Records with drawing code:
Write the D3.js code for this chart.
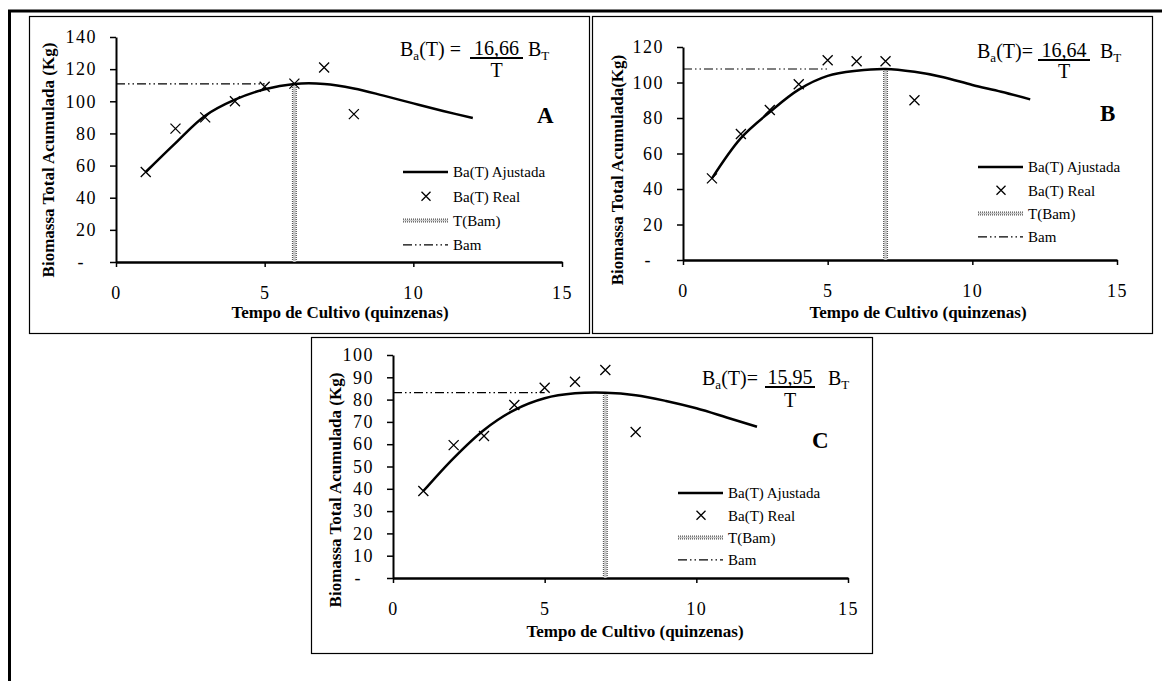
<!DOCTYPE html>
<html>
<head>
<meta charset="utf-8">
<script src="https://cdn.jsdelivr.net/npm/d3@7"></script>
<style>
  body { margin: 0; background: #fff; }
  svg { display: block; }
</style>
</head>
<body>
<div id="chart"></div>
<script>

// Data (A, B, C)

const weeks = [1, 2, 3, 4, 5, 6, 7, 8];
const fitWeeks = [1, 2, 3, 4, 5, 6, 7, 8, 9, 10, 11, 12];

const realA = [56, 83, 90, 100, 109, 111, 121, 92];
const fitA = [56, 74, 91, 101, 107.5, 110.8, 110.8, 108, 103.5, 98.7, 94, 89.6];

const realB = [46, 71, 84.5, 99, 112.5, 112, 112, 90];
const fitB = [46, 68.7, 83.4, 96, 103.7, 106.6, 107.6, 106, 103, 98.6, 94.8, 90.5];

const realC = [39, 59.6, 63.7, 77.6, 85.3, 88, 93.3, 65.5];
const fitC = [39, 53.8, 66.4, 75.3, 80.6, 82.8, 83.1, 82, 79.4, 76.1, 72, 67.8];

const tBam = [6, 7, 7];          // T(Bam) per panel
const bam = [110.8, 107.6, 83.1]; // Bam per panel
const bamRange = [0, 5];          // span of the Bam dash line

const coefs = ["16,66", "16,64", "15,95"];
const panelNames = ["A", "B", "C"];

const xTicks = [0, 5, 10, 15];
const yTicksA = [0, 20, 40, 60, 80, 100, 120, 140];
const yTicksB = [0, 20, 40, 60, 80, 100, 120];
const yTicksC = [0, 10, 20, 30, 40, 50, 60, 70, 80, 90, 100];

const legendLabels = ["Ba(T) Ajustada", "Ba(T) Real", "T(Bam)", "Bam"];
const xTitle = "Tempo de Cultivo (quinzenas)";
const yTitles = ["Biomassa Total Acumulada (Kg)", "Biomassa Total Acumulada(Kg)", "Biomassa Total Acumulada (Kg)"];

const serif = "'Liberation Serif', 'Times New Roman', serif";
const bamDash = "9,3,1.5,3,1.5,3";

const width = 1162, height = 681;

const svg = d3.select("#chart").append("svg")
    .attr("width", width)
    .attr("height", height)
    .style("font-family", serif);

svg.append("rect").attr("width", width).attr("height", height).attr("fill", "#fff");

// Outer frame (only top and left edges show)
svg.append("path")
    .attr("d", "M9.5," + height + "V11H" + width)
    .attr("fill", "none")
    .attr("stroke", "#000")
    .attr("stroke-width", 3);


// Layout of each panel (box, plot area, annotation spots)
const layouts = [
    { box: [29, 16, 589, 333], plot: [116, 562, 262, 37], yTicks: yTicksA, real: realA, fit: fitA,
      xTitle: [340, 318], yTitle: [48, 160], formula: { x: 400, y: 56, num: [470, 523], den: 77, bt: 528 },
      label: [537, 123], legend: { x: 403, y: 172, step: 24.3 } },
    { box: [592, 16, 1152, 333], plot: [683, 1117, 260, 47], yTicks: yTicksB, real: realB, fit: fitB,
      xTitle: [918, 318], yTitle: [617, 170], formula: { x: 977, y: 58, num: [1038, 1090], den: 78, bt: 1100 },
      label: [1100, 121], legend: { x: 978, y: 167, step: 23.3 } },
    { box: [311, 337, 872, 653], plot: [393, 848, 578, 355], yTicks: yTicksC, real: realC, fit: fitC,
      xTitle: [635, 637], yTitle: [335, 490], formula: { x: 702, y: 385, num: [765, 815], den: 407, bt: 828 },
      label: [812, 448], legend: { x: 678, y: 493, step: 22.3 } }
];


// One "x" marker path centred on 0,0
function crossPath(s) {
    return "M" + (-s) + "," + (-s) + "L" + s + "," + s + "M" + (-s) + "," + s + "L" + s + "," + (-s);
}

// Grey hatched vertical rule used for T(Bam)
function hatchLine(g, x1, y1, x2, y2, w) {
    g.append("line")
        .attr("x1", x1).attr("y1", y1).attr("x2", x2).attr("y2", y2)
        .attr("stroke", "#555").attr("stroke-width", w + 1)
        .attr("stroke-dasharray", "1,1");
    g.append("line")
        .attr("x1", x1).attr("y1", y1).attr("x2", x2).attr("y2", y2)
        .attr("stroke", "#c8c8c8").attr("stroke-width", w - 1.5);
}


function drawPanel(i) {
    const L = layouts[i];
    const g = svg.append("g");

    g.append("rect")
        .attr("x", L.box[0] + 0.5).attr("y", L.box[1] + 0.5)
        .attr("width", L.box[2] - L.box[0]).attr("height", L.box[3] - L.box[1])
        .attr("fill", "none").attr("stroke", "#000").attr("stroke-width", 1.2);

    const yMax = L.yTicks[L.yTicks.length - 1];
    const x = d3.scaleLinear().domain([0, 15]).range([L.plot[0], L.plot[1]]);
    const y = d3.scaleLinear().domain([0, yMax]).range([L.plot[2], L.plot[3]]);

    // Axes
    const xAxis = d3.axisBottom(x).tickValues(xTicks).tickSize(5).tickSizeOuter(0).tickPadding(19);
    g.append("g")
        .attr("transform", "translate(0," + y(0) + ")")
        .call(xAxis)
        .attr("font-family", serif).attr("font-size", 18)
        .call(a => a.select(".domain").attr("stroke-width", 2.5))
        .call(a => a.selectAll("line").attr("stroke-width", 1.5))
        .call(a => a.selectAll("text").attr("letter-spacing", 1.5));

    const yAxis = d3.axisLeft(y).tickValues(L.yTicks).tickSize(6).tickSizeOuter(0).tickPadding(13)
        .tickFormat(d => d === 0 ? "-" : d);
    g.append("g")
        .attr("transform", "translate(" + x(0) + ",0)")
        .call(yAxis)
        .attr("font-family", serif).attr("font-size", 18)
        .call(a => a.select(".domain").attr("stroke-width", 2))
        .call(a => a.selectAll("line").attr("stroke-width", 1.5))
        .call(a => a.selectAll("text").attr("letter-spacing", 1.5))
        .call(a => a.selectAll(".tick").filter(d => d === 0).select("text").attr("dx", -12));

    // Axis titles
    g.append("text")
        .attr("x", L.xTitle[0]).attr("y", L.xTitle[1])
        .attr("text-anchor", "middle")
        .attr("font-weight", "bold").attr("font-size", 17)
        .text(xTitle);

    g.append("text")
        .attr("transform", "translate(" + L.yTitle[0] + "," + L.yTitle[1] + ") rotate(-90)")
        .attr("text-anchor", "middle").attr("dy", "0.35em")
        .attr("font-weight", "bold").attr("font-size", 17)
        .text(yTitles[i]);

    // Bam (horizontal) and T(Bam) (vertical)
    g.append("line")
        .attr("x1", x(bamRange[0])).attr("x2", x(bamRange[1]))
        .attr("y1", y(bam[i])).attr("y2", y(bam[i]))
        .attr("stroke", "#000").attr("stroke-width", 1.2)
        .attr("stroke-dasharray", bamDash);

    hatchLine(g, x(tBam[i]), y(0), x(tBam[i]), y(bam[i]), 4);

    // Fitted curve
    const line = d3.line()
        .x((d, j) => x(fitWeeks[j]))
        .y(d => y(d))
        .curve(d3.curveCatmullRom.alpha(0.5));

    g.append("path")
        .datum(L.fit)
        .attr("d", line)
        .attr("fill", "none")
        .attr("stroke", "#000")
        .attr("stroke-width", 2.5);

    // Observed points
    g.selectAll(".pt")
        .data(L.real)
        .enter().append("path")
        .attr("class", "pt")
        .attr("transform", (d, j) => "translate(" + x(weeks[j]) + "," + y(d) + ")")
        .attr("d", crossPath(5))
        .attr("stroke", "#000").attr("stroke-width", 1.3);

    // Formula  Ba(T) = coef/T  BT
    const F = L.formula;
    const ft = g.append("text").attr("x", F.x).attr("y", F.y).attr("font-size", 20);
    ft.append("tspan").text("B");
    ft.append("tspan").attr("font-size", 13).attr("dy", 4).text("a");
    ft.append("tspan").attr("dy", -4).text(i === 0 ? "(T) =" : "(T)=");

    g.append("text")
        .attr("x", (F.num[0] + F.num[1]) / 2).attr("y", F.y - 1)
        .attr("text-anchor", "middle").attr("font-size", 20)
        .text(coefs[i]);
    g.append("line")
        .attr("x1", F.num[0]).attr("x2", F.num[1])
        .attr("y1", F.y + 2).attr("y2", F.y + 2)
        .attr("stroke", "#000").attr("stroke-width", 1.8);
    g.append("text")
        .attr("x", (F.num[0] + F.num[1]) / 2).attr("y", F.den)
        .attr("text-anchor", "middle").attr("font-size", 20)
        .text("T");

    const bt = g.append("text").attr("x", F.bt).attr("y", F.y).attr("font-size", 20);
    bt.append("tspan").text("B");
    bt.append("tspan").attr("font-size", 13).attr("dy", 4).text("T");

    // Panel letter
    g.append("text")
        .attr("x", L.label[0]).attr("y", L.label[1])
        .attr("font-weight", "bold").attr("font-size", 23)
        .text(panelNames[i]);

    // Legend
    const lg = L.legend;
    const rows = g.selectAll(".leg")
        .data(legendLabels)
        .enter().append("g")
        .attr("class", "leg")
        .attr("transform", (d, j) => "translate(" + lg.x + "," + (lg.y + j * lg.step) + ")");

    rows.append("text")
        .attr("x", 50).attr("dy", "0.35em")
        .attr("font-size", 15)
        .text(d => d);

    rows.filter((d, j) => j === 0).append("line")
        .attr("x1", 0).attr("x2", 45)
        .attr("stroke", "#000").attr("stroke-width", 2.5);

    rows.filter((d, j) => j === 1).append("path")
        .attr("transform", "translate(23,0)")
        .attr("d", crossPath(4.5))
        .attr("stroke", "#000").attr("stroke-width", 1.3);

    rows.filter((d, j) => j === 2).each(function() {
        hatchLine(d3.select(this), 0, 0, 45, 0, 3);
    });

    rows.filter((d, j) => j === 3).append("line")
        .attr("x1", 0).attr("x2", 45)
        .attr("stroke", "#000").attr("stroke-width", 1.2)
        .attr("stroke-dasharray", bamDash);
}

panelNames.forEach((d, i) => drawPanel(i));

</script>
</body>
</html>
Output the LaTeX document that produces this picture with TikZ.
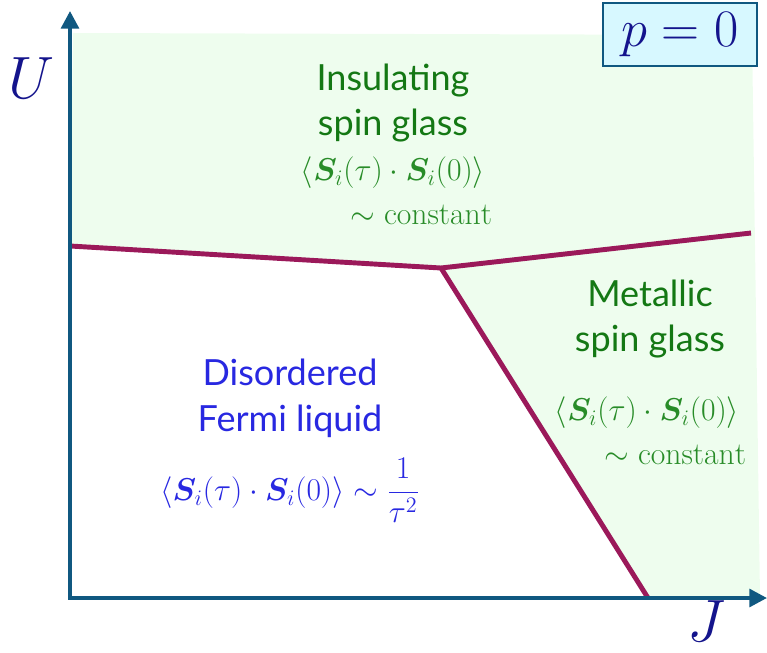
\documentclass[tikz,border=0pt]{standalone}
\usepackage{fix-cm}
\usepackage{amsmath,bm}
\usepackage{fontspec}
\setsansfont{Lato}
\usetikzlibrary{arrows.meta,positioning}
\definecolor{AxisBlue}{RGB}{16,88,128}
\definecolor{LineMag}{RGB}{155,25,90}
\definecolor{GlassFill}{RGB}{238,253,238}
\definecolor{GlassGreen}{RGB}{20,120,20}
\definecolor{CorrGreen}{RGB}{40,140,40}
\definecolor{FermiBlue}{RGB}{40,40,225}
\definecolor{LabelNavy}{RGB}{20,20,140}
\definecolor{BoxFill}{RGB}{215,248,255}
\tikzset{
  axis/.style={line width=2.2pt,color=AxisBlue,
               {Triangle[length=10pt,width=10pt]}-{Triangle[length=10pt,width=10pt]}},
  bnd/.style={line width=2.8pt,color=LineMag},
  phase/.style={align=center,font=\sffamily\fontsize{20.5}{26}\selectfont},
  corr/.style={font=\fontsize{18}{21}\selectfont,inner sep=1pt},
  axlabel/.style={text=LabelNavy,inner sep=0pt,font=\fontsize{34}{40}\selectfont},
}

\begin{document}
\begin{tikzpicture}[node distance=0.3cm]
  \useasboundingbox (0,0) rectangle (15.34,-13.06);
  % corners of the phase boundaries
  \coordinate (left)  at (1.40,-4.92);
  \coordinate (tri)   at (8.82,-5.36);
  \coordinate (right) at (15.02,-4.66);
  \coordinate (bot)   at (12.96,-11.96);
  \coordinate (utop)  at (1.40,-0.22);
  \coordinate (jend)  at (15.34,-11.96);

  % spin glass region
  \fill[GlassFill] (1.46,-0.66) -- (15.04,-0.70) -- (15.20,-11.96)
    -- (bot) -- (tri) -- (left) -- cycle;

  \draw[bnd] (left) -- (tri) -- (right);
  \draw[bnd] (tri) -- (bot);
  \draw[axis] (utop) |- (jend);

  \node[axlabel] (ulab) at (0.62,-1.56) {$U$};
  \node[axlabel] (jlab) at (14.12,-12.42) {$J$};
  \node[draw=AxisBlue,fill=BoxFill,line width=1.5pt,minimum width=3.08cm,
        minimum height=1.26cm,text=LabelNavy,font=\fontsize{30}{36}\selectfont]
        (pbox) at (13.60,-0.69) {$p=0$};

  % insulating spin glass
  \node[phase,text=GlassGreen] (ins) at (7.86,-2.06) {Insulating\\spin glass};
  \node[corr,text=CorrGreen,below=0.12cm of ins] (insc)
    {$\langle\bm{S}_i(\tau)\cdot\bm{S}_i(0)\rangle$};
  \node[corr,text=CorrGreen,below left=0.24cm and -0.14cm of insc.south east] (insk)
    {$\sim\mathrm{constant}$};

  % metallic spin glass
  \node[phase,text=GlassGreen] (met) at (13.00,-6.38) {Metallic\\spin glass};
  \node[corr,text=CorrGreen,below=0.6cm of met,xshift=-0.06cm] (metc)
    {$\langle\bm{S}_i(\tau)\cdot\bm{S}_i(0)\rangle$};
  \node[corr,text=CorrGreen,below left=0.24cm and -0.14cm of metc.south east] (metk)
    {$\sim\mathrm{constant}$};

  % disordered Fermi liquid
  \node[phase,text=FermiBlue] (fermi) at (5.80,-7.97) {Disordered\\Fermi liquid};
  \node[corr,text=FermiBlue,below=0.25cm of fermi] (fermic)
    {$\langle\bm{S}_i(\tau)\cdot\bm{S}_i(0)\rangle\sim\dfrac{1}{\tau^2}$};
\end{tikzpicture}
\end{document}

◆ **What needs to be done**:
Nothing but the lines from the start of the records above through the line with "10, 11, 12];" should be retyped, each exactly as written; leave out all pictures.

◆ **Response**:
Write the D3.js code for this chart.
<!DOCTYPE html>
<html>
<head>
<meta charset="utf-8">
<script src="https://cdn.jsdelivr.net/npm/d3@7"></script>
<style>
  body { margin: 0; background: #fff; }
  svg { display: block; }
</style>
</head>
<body>
<div id="chart"></div>
<script>

// Data (A, B, C)

const weeks = [1, 2, 3, 4, 5, 6, 7, 8];
const fitWeeks = [1, 2, 3, 4, 5, 6, 7, 8, 9, 10, 11, 12];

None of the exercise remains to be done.